If we enrich our political imagination deeply enough, we will invest in the infrastructure needed to realize the widely espoused but poorly enacted idea that every person has equal moral worth.

In contrast to the backward-looking nature of blame, realizing the power of one person can orient us to the future. This involves taking up what the political theorist Iris Marion Young, in her posthumous book Responsibility for Justice (2012), called a “social connection model” of responsibility that focuses on eliminating the background conditions of structural injustice. Each of us must seek an individual commitment to find creative ways to make and remake norms and institutions so they can better protect all people, especially the most vulnerable, from threats of domination or marginalization, including those compounded by a health emergency or economic collapse. That includes not just the nurses and doctors we clap for, not just teachers and farmers, but also all the precariously employed and unemployed, from the postal workers, janitors, and grocery clerks who can’t afford to self-isolate, to all those performing the work of care.
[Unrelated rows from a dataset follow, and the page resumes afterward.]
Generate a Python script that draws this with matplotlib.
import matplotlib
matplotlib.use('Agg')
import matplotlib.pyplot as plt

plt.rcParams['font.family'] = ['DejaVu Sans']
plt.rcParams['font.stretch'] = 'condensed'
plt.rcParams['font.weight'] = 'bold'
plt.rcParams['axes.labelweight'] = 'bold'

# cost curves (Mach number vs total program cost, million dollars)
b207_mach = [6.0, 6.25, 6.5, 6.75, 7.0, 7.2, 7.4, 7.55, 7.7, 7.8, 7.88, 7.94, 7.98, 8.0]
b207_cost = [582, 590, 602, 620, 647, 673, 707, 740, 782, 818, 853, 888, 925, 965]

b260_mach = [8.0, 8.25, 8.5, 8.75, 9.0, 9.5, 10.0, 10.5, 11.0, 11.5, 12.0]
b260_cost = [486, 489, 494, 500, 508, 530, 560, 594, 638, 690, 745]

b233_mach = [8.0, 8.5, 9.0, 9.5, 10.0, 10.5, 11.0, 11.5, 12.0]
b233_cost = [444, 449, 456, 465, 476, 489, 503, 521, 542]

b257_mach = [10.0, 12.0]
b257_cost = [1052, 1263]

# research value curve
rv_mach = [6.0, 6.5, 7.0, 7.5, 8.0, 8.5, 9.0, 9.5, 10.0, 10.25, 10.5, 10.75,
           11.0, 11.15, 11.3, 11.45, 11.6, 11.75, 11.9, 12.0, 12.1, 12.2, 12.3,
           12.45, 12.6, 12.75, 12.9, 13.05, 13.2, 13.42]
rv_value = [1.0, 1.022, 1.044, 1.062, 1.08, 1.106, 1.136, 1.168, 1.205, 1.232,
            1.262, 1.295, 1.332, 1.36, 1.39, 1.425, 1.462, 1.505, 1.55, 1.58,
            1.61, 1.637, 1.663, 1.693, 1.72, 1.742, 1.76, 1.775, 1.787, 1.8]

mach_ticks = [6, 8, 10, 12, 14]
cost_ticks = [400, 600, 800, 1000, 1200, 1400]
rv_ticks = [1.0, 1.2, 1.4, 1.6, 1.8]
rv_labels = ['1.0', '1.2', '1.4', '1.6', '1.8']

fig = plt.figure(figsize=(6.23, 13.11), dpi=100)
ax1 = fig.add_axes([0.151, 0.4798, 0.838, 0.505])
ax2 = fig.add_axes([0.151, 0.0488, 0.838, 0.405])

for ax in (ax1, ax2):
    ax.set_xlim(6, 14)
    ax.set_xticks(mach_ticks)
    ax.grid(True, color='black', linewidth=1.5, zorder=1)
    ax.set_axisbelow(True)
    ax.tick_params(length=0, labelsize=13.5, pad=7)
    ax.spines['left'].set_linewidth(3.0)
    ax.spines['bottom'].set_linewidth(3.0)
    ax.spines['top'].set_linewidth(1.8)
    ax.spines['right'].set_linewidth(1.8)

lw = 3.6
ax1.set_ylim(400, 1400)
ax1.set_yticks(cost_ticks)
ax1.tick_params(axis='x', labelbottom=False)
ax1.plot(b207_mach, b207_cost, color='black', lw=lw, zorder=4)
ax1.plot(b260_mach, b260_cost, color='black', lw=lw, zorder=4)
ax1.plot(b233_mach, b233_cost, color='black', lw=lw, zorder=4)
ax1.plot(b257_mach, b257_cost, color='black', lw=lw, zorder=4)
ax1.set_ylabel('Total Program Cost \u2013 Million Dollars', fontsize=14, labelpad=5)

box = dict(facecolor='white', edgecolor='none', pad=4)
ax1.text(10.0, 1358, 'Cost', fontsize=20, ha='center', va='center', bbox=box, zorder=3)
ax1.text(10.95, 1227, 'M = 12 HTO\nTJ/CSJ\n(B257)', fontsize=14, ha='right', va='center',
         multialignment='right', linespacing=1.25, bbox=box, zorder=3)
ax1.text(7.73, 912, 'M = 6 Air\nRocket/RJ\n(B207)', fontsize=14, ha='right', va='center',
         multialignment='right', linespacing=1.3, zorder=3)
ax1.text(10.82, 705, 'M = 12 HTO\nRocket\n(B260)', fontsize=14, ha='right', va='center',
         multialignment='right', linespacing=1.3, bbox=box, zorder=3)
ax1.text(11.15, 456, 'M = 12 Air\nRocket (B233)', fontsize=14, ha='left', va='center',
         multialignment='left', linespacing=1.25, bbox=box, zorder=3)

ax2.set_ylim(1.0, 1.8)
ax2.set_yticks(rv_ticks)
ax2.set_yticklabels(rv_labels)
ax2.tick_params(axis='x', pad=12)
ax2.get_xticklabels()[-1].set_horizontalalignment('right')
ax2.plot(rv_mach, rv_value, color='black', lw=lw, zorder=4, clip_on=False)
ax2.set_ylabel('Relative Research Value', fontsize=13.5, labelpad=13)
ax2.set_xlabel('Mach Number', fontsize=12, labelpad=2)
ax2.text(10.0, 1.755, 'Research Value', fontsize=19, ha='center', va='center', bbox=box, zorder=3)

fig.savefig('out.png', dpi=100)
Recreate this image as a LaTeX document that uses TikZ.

And this commitment shouldn’t be restricted by borders, even if it is mostly mediated through local and national initiative.

This moral work is really that of a joint project among many, less about the harm we might inflict through our everyday interactions than the capacity of ordinary citizens to create a more just social order through social action and participation in conversations about the moral basis of collective life. Contrary to the logic that says small steps are futile, each person has a part to play in that project, harnessing the diversity of wisdom, talents, roles and social circumstances found in society at large. Flipping the script from spectatorship to agency is vital for addressing the present crisis as well as properly learning its lessons.

If we enrich our political imagination deeply enough, we will invest in the social and economic infrastructure needed to realize the widely espoused but poorly enacted idea that every person has equal moral worth. Each of us bears some responsibility for making that happen—in our daily encounters, in the life of our communities, and in other efforts we take up, however slight they may seem, to shape the direction of society as a whole.